Станиславский поставил из Достоевского только «Село Степанчиково». Это не вершинный, не трагический Ф.М. За «Бесов» примутся Немирович и Добужинский в то время, как К.С. и Бенуа будут работать над Гольдони. Для меня очень показательно – я бы не смог репетировать Гольдони, если бы рядом кто-нибудь ставил Достоевского.
Ставрогина играл Качалов. «Лучшего Ставрогина… нельзя было представить. Его красивая, благородная осанка и нечто „леденящее“… – все подходило для внешности „великого князя“, – вспоминает Добужинский. В то же время существует письмо Немировича, которое посылается Качалову в самый разгар репетиций: „Если Вы до сих пор, несмотря на кровоточивую настойчивость мою и Конст. Серп, не можете убедиться, что те конфеты, в которые Вы постоянно стремитесь обратить Ваши роли… – художественная безвкусица и ничтожество, то неужели Вы не можете найти в себе самого простого уважения – я уже не говорю к нам, но к Достоевскому, – того уважения, которое не позволяет Вам сводить трагическое до Мюра и Мерилиза, Трамбле и Кузнецкого моста?“ (По-видимому, московские магазинчики.) Очевидно, „кровоточивая настойчивость“ Немировича все-таки возымела действие, однако не забудем, что Добужинский описывает только внешность и осанку князя, но не его „лучеиспускание“, „лучевосприятие“. Я спрашивал о качаловском Ставрогине Константина Павловича Хохлова, репетировавшего в том спектакле Маврикия: «Качалов был романтическим, даже чересчур. В какой-то момент Немирович просил его стать некрасивым, неброским,но этого добиться не мог. Качалов не верил в призрака в «Гамлете», а уж в Черта – подавно. Когда играл Ивана, всерьез бунтовал против Бога. Говорил, что его «навязали нам как камень на шею». Сцена кошмара превращалась в длиннющий монолог минут на 35. Качалов разговаривал сам с собой, с тенью от кресла, самовара, свечи. В те минуты, когда в нем просыпались героика, жизнеутверждающее начало, это было менее интересно, напряжение падало. А вот когда разговаривал с ним просто, словно он в кресле – появлялось ощущение… (Хохлов долго не мог подобрать сравнение.) Помните, Олег, то место, когда Черт описывает топор, что бы с нами было, если бы топор поднялся в воздушное пространство? Топор в виде спутника Земли?.. Именно такое ощущение, что над нашим человеком топор завис, Качалов выражал замечательно. Ощущение придавленности, пригвожденности, обреченности. Но это только тогда, когда свеча не трещала! Немирович так и говорил ему: если затрещит, значит, где-то фальшь, вранье. Свеча нет-нет, да потрескивала. Качалов злился…»

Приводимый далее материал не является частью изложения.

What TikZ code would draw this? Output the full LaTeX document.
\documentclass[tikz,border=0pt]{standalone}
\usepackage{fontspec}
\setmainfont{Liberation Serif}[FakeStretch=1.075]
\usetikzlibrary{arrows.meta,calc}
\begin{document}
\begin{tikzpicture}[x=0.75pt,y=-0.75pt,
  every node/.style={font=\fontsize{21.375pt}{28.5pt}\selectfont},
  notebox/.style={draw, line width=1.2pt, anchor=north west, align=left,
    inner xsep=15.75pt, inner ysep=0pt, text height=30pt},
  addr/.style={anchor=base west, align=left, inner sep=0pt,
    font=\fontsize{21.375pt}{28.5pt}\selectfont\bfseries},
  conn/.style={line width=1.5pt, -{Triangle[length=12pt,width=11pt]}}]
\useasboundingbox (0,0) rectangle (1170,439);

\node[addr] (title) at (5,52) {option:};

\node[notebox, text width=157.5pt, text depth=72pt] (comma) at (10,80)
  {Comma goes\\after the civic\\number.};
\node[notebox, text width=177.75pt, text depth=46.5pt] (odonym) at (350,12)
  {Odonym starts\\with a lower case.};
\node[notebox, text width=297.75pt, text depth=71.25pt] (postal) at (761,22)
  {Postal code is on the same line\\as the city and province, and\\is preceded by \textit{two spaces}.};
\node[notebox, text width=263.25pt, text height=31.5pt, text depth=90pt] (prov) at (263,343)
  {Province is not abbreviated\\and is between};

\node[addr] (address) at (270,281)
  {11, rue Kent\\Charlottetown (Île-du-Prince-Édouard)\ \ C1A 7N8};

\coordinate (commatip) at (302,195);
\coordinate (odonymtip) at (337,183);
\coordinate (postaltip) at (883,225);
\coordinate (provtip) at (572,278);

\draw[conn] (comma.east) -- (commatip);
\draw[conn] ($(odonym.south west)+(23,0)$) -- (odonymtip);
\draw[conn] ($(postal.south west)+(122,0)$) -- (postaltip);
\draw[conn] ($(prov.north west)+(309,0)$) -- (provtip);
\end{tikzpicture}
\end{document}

«Из чего же складывается трагический образ?» – думаю я, когда дохожу до финала «Кроткой». Уже год я играю спектакль и, кажется, знаю, как это сыграть: «Есть ли в поле жив человек?» – кричит русский богатырь. Кричу и я, не богатырь, и никто не откликается». Помогает «система». Она в основе всего. Даже если согласиться, что «система» – плохое для искусства слово, все равно – прежде чем выплеснуть эмоции, должен быть анализ. Сам К.С. утверждал, что одному «система» помогает, другому она не нужна, потому что органически заложена в нем. Но и тем, в ком она заложена, надо знать, как «разъять» роль. Как «поверить ее алгеброй». К этому добавляются составляющие, которые я для себя вывел:
1. Уметь излагать факты просто. Информативно. Особенно важно для завязки, чтобы «зацепить» внимание.

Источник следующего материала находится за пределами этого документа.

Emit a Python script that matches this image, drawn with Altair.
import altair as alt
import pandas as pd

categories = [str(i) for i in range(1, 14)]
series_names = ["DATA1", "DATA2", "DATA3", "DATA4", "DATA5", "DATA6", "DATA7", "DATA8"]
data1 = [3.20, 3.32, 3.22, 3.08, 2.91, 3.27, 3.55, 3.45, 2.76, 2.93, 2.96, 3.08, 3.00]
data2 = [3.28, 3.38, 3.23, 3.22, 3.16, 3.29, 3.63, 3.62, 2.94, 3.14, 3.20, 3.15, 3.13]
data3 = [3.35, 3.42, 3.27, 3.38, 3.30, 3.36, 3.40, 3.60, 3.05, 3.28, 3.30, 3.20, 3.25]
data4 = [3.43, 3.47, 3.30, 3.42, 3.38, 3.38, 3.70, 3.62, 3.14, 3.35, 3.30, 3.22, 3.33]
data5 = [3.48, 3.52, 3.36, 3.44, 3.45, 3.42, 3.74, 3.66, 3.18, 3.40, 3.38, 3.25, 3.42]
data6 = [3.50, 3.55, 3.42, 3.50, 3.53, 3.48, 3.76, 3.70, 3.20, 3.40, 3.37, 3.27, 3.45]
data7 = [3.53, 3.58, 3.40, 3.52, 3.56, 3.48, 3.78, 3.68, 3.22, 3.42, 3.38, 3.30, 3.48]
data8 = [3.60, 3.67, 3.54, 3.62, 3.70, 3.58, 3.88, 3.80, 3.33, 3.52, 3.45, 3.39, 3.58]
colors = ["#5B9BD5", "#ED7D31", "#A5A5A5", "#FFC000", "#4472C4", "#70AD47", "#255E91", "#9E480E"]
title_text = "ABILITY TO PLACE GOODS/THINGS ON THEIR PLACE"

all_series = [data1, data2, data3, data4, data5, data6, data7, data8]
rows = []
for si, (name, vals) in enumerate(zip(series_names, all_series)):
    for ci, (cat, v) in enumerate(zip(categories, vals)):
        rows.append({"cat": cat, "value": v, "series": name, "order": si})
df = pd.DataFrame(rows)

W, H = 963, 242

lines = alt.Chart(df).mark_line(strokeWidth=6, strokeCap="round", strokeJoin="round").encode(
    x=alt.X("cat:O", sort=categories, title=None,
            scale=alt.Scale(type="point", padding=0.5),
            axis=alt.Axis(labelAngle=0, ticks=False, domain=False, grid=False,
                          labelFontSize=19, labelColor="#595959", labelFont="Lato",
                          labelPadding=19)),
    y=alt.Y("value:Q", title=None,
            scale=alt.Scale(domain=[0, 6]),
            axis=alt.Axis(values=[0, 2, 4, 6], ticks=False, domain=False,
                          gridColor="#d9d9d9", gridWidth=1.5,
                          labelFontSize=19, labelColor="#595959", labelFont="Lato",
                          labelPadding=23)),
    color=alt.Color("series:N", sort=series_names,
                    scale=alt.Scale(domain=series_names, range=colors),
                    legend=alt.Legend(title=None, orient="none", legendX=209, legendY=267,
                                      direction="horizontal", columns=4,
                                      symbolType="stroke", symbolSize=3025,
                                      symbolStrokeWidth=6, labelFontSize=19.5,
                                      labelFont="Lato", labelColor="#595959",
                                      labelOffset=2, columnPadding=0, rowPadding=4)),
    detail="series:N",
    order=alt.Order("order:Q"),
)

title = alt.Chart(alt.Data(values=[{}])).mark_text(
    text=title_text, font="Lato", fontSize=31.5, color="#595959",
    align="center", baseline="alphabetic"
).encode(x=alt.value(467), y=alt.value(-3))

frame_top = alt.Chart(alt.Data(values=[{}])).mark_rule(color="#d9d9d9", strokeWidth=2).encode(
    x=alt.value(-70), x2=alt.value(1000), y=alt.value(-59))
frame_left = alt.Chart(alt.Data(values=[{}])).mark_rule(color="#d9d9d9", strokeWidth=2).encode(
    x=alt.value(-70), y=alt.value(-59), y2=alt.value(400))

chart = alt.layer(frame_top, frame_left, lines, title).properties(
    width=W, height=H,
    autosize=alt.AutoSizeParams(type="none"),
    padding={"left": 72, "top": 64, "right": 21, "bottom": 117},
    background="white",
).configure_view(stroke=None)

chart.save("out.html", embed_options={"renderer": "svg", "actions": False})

2. Куски, поступки не связывать в одну нить. Разрывы в «сквозном действии» во имя «сквозной идеи». Против логики.
3. Шизофрения в микроскопических дозах – если не наигранная, «не специальная».
4. Без героизма и романтики «в духе Трамбле и Кузнецкого моста». Умение быть некрасивым (Юдина! Я, конечно, не о внешней стороне, а о сути).
5. Реалистическая гипербола.
6. Диапазон. Добиваться непохожести.
7. Превращение роли в монолог, вне зависимости от реплик партнеров. Как будто на исповеди.